Users with appropriate security roles have access to a robust duplicate detection process within Enrollment Manager. This process allows authorized users to create Duplicate Detection Rules and run Duplicate Detection Jobs to find and resolve duplicates within Enrollment Manager.  The functions related to duplicate detection within Enrollment Manager are:
  • Advanced Find - Used to specify the group of records that the system will examine to determine if duplicates of them may exist in the system
  • Duplicate Detection Rules - The criteria the system uses to determine if two records are duplicates
  • Duplicate Detection Jobs - Tells the system to run published Duplicate Detection Rules against a specific Advanced Find. Users can create, view and resolve results of Duplicate Detection Jobs.

Duplicate Detection Jobs are governed by Duplicate Detection Rules, which specify how the system should determine potential duplicates. These Rules are created and published within Enrollment Manager using base Microsoft Dynamics CRM functionality which dictates that when  a duplicate-detection rule is published, a matchcode is created for each existing record. Every five minutes, a matchcode is created for any new records that have been added or updated. 

Users can create and run Duplicate Detection Jobs as frequently as desired. The job will run as a background process. Jobs can also be  run on a schedule. For example, a user can schedule a job to run at midnight every day.

When a Duplicate Detection Job completes, users can receive an e-mail notification, evaluate the results and merge duplicate records.
 
Person duplicates can be merged by selecting the "Merge Duplicates" option to allow the user to merge Person records. Opportunity Records can be merged using the Opportunity Merge function. 
 

Duplicate Detection and Overall Performance

Duplicate Detection Rules, by their nature, consume significant system resources--not only while they are running, but in storage and manipulation of the results. Unprocessed duplicate detection results remain in an Enrollment Manager table that is not visible on the user side. This "results" table can become very large and, when it does, can impact performance in an adverse manner.

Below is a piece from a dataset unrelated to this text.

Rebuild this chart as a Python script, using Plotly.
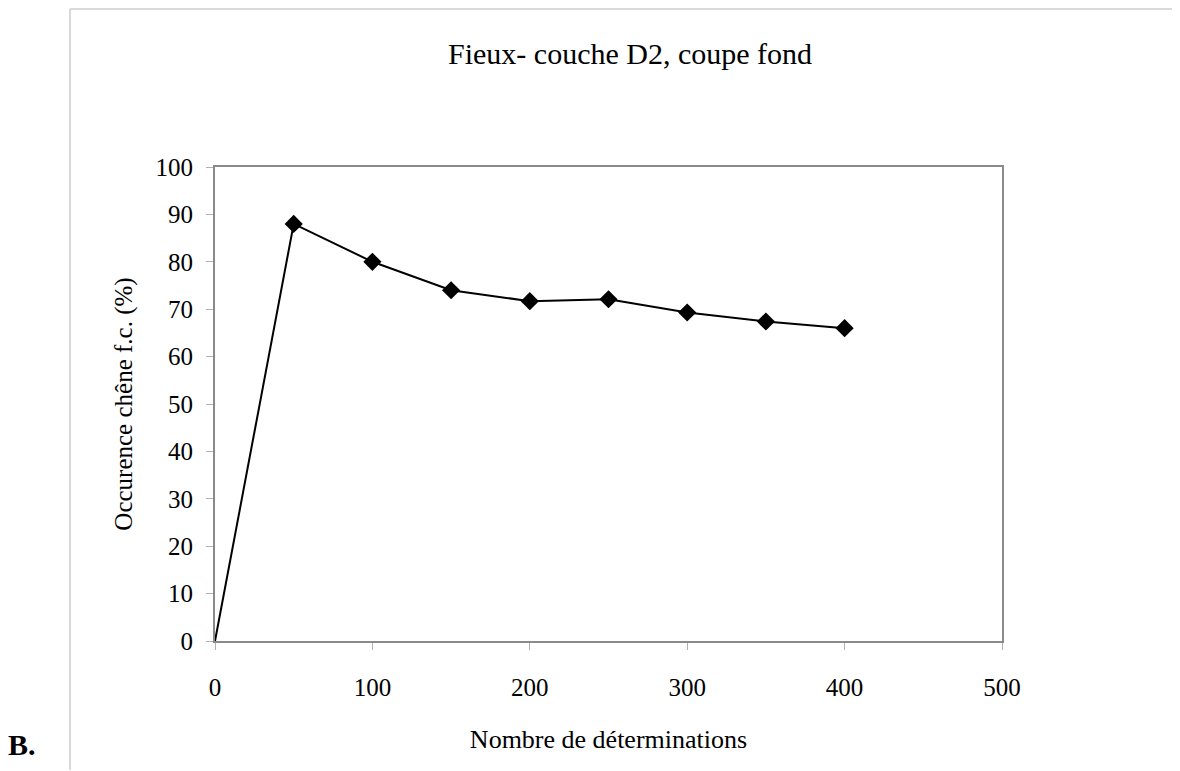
import plotly.graph_objects as go

# data
determinations = [0, 50, 100, 150, 200, 250, 300, 350, 400]
occurrence = [0, 88, 80, 74, 71.7, 72.1, 69.3, 67.4, 66.0]

x_ticks = [0, 100, 200, 300, 400, 500]
y_ticks = [0, 10, 20, 30, 40, 50, 60, 70, 80, 90, 100]

serif = "Liberation Serif, Times New Roman, serif"

fig = go.Figure()
fig.add_trace(go.Scatter(
    x=determinations, y=occurrence,
    mode="lines",
    line=dict(color="black", width=2),
    showlegend=False,
))
# the origin point carries no marker in the original
fig.add_trace(go.Scatter(
    x=determinations[1:], y=occurrence[1:],
    mode="markers",
    marker=dict(symbol="diamond", size=14, color="black"),
    showlegend=False,
))

# page has an 8px body margin; plot area in page px: left 215, right 1002, top 167, bottom 641
pw, ph = 1002 - 215, 641 - 167

def px_x(v):
    return (v - 215) / pw

def px_y(v):
    return (641 - v) / ph

fig.update_layout(
    width=1172, height=763,
    margin=dict(l=207, r=178, t=159, b=130),
    paper_bgcolor="white", plot_bgcolor="white",
    font=dict(family=serif, size=25, color="black"),
    xaxis=dict(
        range=[0, 500], tickvals=x_ticks, showgrid=False, zeroline=False,
        showline=True, linecolor="#8a8a8a", linewidth=2, mirror=True,
        ticks="outside", ticklen=7, tickcolor="#b0b0b0", tickwidth=1,
        ticklabelstandoff=16,
        title=dict(text="Nombre de déterminations", standoff=30, font=dict(size=26)),
    ),
    yaxis=dict(
        range=[0, 100], tickvals=y_ticks, showgrid=False, zeroline=False,
        showline=True, linecolor="#8a8a8a", linewidth=2, mirror=True,
        ticks="outside", ticklen=7, tickcolor="#b0b0b0", tickwidth=1,
        ticklabelstandoff=8,
        title=dict(text="Occurence chêne f.c. (%)", standoff=16, font=dict(size=25)),
    ),
    annotations=[
        dict(text="Fieux- couche D2, coupe fond", xref="paper", yref="paper",
             x=px_x(630), y=px_y(53), xanchor="center", yanchor="middle",
             showarrow=False, font=dict(size=30)),
        dict(text="<b>B.</b>", xref="paper", yref="paper",
             x=px_x(22), y=px_y(744), xanchor="center", yanchor="middle",
             showarrow=False, font=dict(size=30)),
    ],
    shapes=[
        dict(type="line", xref="paper", yref="paper",
             x0=px_x(70), x1=px_x(1179), y0=px_y(9), y1=px_y(9),
             line=dict(color="#d9d9d9", width=2)),
        dict(type="line", xref="paper", yref="paper",
             x0=px_x(70), x1=px_x(70), y0=px_y(9), y1=px_y(770),
             line=dict(color="#d9d9d9", width=2)),
    ],
)

fig.write_html("out.html")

Performance can be improved by removing the records in this results table once they are no longer used. RuffaloCODY staff can perform this table clean-up using tools that will not result in the deletion of the Duplicate Detection rule that generated the duplicate records. If this service is desired, please place a support request with emsupport@ruffalocody.com and ask us to examine and reduce the size of the results table if required.
 
Note that clients can perform this operation by deleting the duplicate detection rule associated with the records. However, unpublishing the rule will not clear the table nor will deleting the duplicate detection job; the rule itself has to be deleted. If you have a complex rule, it might be best to take a screenshot before deleting it to ease re-creation.

The best way to prevent the growth of the results table is to be very careful about the selection of the records submitted to a duplicate detection job. One example is a duplicate detection rule looking at matching email addresses. If the selection includes Persons with blank email addresses, each of those will match every other blank email address in the system, potentially fanning those records and creating huge result sets. This will increase the size of the results table dramatically and could seriously impact performance.

This selection distinction cannot be made in the Duplicate Detection rule itself, only in the job that is set up or the Advanced Find used. So, two good rules to follow are 1) Always exclude records that have nulls in the detection criteria such as email address and 2) from time to time, have the results table examined and reduced if necessary.

We recommend allowing RuffaloCODY to perform the data cleansing function to save time better put to other uses at your institution. In addition, it is also beneficial to have RuffaloCODY staff design and run the Duplicate Detection process. We can use best practices to address not only this issue, but to make Duplicate Detection as efficient and effective as we can.